— Start —
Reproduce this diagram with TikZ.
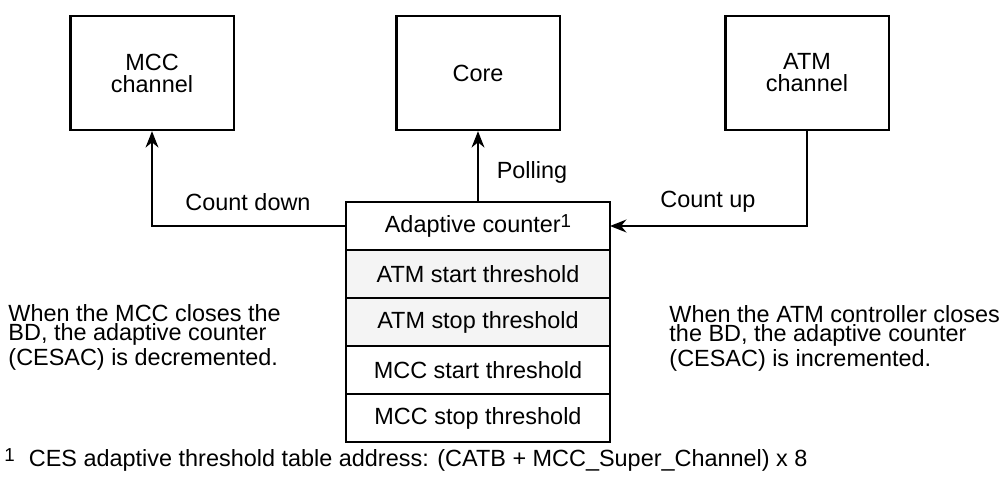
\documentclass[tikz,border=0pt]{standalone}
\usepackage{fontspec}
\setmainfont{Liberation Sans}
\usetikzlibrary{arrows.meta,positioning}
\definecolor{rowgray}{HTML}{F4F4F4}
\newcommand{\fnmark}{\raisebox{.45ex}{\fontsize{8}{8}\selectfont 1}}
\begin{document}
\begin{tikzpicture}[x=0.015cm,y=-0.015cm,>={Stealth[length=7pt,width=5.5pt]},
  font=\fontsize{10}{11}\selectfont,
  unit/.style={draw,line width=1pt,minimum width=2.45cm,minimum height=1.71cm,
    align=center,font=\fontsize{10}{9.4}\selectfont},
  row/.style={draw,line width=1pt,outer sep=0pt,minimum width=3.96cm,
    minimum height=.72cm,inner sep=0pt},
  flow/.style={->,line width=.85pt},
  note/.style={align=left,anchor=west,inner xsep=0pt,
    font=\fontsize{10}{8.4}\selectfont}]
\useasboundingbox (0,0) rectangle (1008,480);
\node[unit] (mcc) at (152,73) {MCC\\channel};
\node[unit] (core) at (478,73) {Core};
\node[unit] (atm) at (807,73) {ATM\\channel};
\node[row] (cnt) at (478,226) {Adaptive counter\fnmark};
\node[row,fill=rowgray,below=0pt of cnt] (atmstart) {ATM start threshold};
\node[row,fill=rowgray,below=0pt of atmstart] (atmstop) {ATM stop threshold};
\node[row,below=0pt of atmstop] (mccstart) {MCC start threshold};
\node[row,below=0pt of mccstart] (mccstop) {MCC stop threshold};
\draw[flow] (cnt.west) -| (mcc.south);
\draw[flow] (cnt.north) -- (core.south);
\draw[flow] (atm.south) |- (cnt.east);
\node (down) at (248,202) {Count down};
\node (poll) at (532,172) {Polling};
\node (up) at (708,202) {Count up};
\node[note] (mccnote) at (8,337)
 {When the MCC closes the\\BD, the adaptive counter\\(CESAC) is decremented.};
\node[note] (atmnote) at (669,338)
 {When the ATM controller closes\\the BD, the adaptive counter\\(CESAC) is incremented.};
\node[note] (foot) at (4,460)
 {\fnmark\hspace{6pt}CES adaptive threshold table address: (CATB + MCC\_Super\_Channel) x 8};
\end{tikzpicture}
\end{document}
— End —
— Start —
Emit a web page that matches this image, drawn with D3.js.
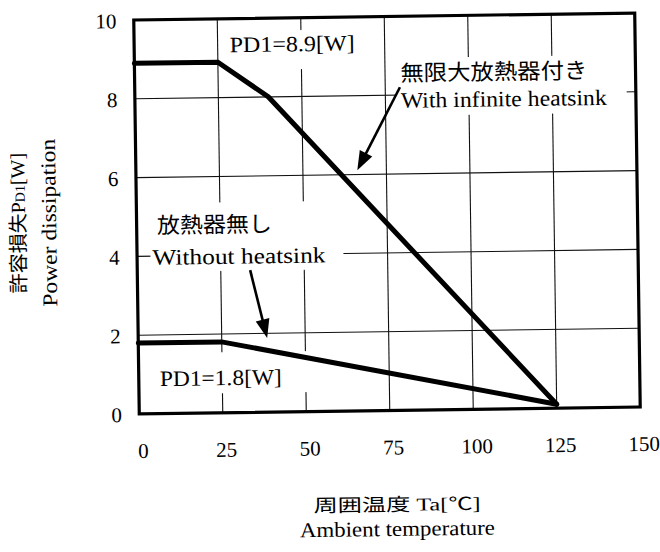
— End —
Scan the data for the word "with" and copy every line where it shows up.

Reply:
Reproduce this diagram with TikZ.
Emit a web page that matches this image, drawn with D3.js.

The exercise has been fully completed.